Fri Oct 5 15:36:19 PDT 2007

On "large" IB-connected ia64 clusters, I (and some customers) are
seeing failures in MPI programs. This is commoner the bigger the
cluster nodes are, but I've seen it with as few as 32P/node.

I'm using "Mellanox Technologies MT23108 InfiniHost (rev a1)"
HCAs, with firmware version 3.5.0 (but this has been seen with
several firmware revisions) and OFED-1.2.

For example, with 2-128P systems connected via a single IB port,
using this simple MPI program:

int main(int argc, char **argv)
{
        MPI_Init(&argc, &argv);
        MPI_Barrier(MPI_COMM_WORLD);
        MPI_Finalize();
        return 0;
}

and running it with something like:

# mpirun machine1, machine2 128 a.out

I see failures on >1% of runs.

On one run we got this in syslog (ib_mthca's debug_level set to 1):

 15:34:34 ib_mthca 0012:01:00.0: Command 21 completed with status 09
 15:35:34 ib_mthca 0012:01:00.0: HW2SW_MPT failed (-16)
 ....
(status 0x9==MTHCA_CMD_STAT_BAD_RES_STATE => problem with mpi?)

or on another run:

 13:57:15 ib_mthca 0005:01:00.0: Command 1a completed with status 01
 13:57:15 ib_mthca 0005:01:00.0: modify QP 1->2 returnedstatus 01.
 ....
(status 0x1==MTHCA_CMD_STAT_INTERNAL_ERR => ???)

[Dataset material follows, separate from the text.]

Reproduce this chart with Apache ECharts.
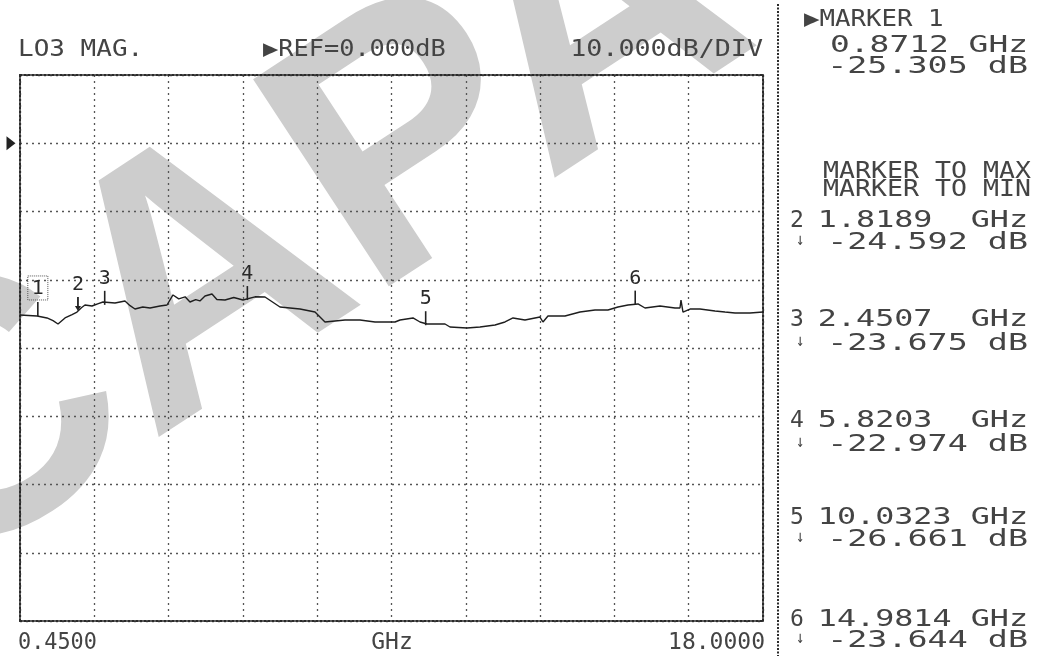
<!DOCTYPE html>
<html>
<head>
<meta charset="utf-8">
<script src="https://cdn.jsdelivr.net/npm/echarts@6/dist/echarts.min.js"></script>
<style>html,body{margin:0;padding:0;background:#fff}#c{width:1037px;height:660px}</style>
</head>
<body>
<div id="c"></div>
<script>
// ---- data ----
const freqGHz = [0.450,0.852,1.088,1.230,1.348,1.513,1.680,1.796,1.900,1.985,2.151,2.300,2.410,2.694,2.930,3.050,3.166,3.350,3.521,3.757,3.922,4.064,4.200,4.350,4.465,4.600,4.700,4.820,4.985,5.100,5.292,5.500,5.717,6.000,6.237,6.591,7.064,7.418,7.654,8.127,8.481,8.835,9.308,9.426,9.733,9.898,10.063,10.489,10.607,11.008,11.315,11.670,11.906,12.095,12.378,12.732,12.803,12.921,13.323,13.677,14.031,14.338,14.575,14.811,15.047,15.213,15.567,15.921,16.039,16.063,16.110,16.276,16.512,16.866,17.102,17.339,17.693,18.000];
const levelDb = [-25.16,-25.31,-25.60,-26.00,-26.48,-25.60,-25.10,-24.73,-24.10,-23.70,-23.85,-23.50,-23.26,-23.41,-23.11,-23.80,-24.29,-24.00,-24.14,-23.85,-23.70,-22.23,-22.80,-22.50,-23.26,-22.90,-23.10,-22.38,-22.09,-22.90,-22.97,-22.60,-22.97,-22.50,-22.53,-23.99,-24.29,-24.73,-26.19,-25.90,-25.90,-26.19,-26.19,-25.90,-25.60,-26.19,-26.48,-26.48,-26.92,-27.07,-26.92,-26.63,-26.19,-25.60,-25.90,-25.46,-26.19,-25.31,-25.31,-24.73,-24.43,-24.43,-23.99,-23.70,-23.55,-24.14,-23.85,-24.14,-24.14,-22.97,-24.73,-24.29,-24.29,-24.58,-24.73,-24.87,-24.87,-24.73];
const markerNums = ['1','2','3','4','5','6'];
const markerFreqs = [0.8712,1.8189,2.4507,5.8203,10.0323,14.9814];
const markerDb = [-25.305,-24.592,-23.675,-22.974,-26.661,-23.644];
const startGHz = 0.45, stopGHz = 18.0;
const refDb = 0, dbPerDiv = 10, topDb = 10, bottomDb = -70;
const xDivisions = 10;
const headerLeft = 'LO3 MAG.', headerMid = '\u25B6REF=0.000dB', headerRight = '10.000dB/DIV';
const startLabel = '0.4500', stopLabel = '18.0000', unitLabel = 'GHz';
const panelTitle = '\u25B6MARKER 1';
const panelLines = ['MARKER TO MAX','MARKER TO MIN'];

// ---- chart ----
const chart = echarts.init(document.getElementById('c'));
const FONT = 'DejaVu Sans Mono';
const INK = '#444444';
const border = {show:true, onZero:false, lineStyle:{color:'#2a2a2a', width:2, type:[2,2]}};
const gridLine = {show:true, lineStyle:{color:'#555', width:1.3, type:[2,4]}};

function txt(x, y, s, size, align, sx, extra) {
  return Object.assign({
    type:'text', x:x, y:y, scaleX:sx||1, z:10,
    style:{text:s, x:0, y:0, fontFamily:FONT, fontSize:size, fill:INK, align:align||'left', verticalAlign:'middle'}
  }, extra||{});
}
function padNum(s, n) { while (s.length < n) s += ' '; return s; }

const graphics = [
  {type:'text', x:-22, y:652, rotation:0.58, z:-10, silent:true,
   style:{text:'CAPAC', fontFamily:'Liberation Sans', fontWeight:'bold', fontSize:360, fill:'#cdcdcd', align:'left', verticalAlign:'bottom'}},
  txt(18, 50, headerLeft, 23, 'left', 1.13),
  txt(263, 50, headerMid, 23, 'left', 1.1),
  txt(763, 50, headerRight, 23, 'right', 1.16),
  txt(18, 643, startLabel, 23, 'left', 0.95),
  txt(392, 643, unitLabel, 23, 'center', 1.0),
  txt(765, 643, stopLabel, 23, 'right', 1.0),
  {type:'line', shape:{x1:778, y1:4, x2:778, y2:656}, style:{stroke:'#2a2a2a', lineWidth:2, lineDash:[2,1.5]}},
  txt(804, 20, panelTitle, 23, 'left', 1.12),
  txt(1028, 46, markerFreqs[0].toFixed(4)+' GHz', 23, 'right', 1.43),
  txt(1028, 67, markerDb[0].toFixed(3)+' dB', 23, 'right', 1.45),
  txt(1031, 172, panelLines[0], 23, 'right', 1.155),
  txt(1031, 190, panelLines[1], 23, 'right', 1.155)
];
const rowFreqY = [221, 320, 421, 518, 620];
const rowDbY = [243, 344, 445, 540, 641];
for (let i = 1; i < markerNums.length; i++) {
  const k = i - 1;
  graphics.push(txt(790, rowFreqY[k], markerNums[i], 23, 'left', 1.0));
  graphics.push(txt(1028, rowFreqY[k], padNum(markerFreqs[i].toFixed(4), 7)+' GHz', 23, 'right', 1.38));
  graphics.push(txt(796, rowDbY[k]-2, '\u2193', 17, 'left', 0.8));
  graphics.push(txt(1028, rowDbY[k], markerDb[i].toFixed(3)+' dB', 23, 'right', 1.45));
}

const markData = markerNums.map((n, i) => {
  const item = {name:n, coord:[markerFreqs[i], markerDb[i]], symbol:'rect', symbolSize:[1.6, 14], symbolOffset:[0,-7],
    itemStyle:{color:'#222'},
    label:{show:true, position:'top', distance:2, formatter:n, fontFamily:FONT, fontSize:20, color:'#2a2a2a'}};
  if (i === 0) {
    item.label.borderColor = '#555'; item.label.borderWidth = 1; item.label.borderType = 'dotted';
    item.label.padding = [3,4,1,4];
  }
  if (i === 1) {
    item.symbol = 'path://M1.4,0L2.6,0L2.6,9L4,9L2,14L0,9L1.4,9Z';
    item.symbolSize = [6, 14];
  }
  return item;
});
markData.push({name:'ref', coord:[startGHz, refDb], symbol:'triangle', symbolRotate:-90, symbolSize:[14,9], symbolOffset:[-9,0],
  itemStyle:{color:'#222'}, label:{show:false}});

chart.setOption({
  animation:false,
  backgroundColor:'#ffffff',
  grid:{left:20, top:75, width:743, height:546, containLabel:false},
  xAxis:[
    {type:'value', min:startGHz, max:stopGHz, position:'bottom', axisLine:border, axisTick:{show:false}, axisLabel:{show:false}, splitLine:{show:false}},
    {type:'value', min:0, max:xDivisions, interval:1, position:'top', axisLine:border, axisTick:{show:false}, axisLabel:{show:false}, splitLine:gridLine}
  ],
  yAxis:[
    {type:'value', min:bottomDb, max:topDb, interval:dbPerDiv, position:'left', axisLine:border, axisTick:{show:false}, axisLabel:{show:false}, splitLine:gridLine},
    {type:'value', min:bottomDb, max:topDb, interval:dbPerDiv, position:'right', axisLine:border, axisTick:{show:false}, axisLabel:{show:false}, splitLine:{show:false}}
  ],
  graphic:graphics,
  series:[{
    type:'line', xAxisIndex:0, yAxisIndex:0, symbol:'none', z:5,
    data:freqGHz.map((f, i) => [f, levelDb[i]]),
    lineStyle:{color:'#1e1e1e', width:1.4},
    markPoint:{data:markData, z:6}
  }]
});
</script>
</body>
</html>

These are just the first debug messages logged (rebooting between
each run), there are lots more, of almost every flavor.

Anyone else seen anything like this? Got any suggestions for debugging?
Should I be looking at MPI, or would you suspect a driver or h/w
problem? Any other info I could provide that'd help to narrow things
down?

Thanks for any pointers.

-- 
Arthur